Solving Multiphysics Problems at Scale on Today’s Most Powerful Supercomputers

By Scott Gibson

The mathematical library development portfolio of the Software Technology (ST) research focus area of the US Department of Energy’s (DOE) Exascale Computing Project (ECP) provides general tools to implement complex algorithms. These algorithms are designed to scale up for supercomputers so that ECP teams can then use them to accelerate the development and improve the performance of science applications on DOE high-performance computing architectures. One of the projects in the portfolio, called Data Transfer Kit (DTK) and ArborX, is the subject of the latest episode of ECP’s podcast, Let’s Talk Exascale.

From left, Damien Lebrun-Grandie and Stuart Slattery of Oak Ridge National Laboratory

The guests for this episode are Stuart Slattery and Damien Lebrun-Grandie of Oak Ridge National Laboratory (ORNL). Slattery is the originator of the DTK library and is ORNL principal investigator of the Co-Design Center for Particle Applications (CoPA). Lebrun-Grandie is lead developer of ArborX as well as a developer of DTK, CoPA, and a technology called Kokkos. The interview was conducted in Denver at SC19: The International Conference for High Performance Computing, Networking, Storage, and Analysis, which took place this past November.

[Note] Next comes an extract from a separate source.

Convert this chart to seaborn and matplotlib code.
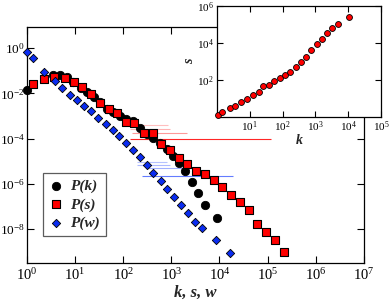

The DTK library transfers computed solutions between grids and geometries with different domain compositions on parallel accelerated architectures. ArborX is designed to provide performance-portable algorithms for geometric search for parallel-accelerated architectures. Both DTK and ArborX are open-source technologies available on GitHub.

“DTK and ArborX sit inside of a larger software technology project in ECP, centered at Oak Ridge National Laboratory, where we’re developing a variety of accelerated libraries to use at exascale,” Slattery said. In terms of the libraries, “accelerated” refers to the GPUs that are in most of DOE’s supercomputers today.

DTK was initiated as part of the Consortium for Advanced Simulation of Light Water Reactors, a DOE Energy Innovation Hub. The objective of DTK was to enable different physics applications that were designed to run at scale on the supercomputers and enable them to be coupled together to solve multiphysics science problems. Slattery described the coupling in multiphysics simulations as code A calculating something for code B and vice versa and that calculated information shared between codes on a regular basis.

Examples of multiphysics applications include coupling neutron physics with fluid dynamics to understand the operating behavior of nuclear reactors as well as the coupling of computational mechanics simulations with heat transfer calculations for the accurate modeling of 3D printing of metals.

Out of DTK’s ability to interpolate data between things such as two computational meshes or geometries came what Slattery referred to as “performance-portable technology.” “I mean an application which can run on the plethora of DOE architectures that we have, but do it at scale, and in a single codebase,” he added.

The DTK and ArborX team works within the Accelerated Libraries for Exascale (ALExa) project of ECP’s Mathematical Libraries effort. The team’s activities predominantly involve writing libraries that perform mathematical operations. So, rather than directly dealing with data input/output technologies, they provide tools that do in-memory mathematical operations and interpolations via tools such as the Message Passing Interface (MPI).

“Because we are called a data transfer kit library, people think we’re just transferring data, but we are not,” Lebrun-Grandie said. “We are actually doing some real mathematical work when we determine which parts of the computational meshes or geometries we are coupling may be in contact with each other.”

The large variety of computing architectures that the DTK and ArborX project must address is at once a big challenge and a source of opportunities. Adapting to different accelerators requires ingenuity with respect to programming for optimal performance and functionality. The library interfaces have to be designed to work efficiently with ECP applications and to enable execution at scale, Slattery said.

The DTK project had existed about 5 years before joining ECP when it started in 2016. The DTK team’s biggest innovation as a part of ECP has been the creation of ArborX, with its ability to provide all of the core pieces for searches and communication between the different nodes on a supercomputer.

“We realized if we were able to extract ArborX from DTK that a lot of people would want to use ArborX outside of the context of multiphysics, in which DTK lives,” Slattery said. “Damien and his team did a pretty significant performance-engineering campaign in ArborX.” They focused on getting the tool to run at scale on all of the different accelerated architectures and thus were able to make it valuable to a much wider set of users than would have been the case had it remained in DTK, he added.

The presence of DTK and ArborX on GitHub will serve to foster a legacy for the technology of enabling researchers to focus more on their science than on low-level algorithms. Slattery said this will be true not only for ECP applications but also for others.

Lebrun-Grandie said collaborations with others, such as the Kokkos team, provides a synergism that bridges different projects within ST and impacts a broad set of users through the open-source products.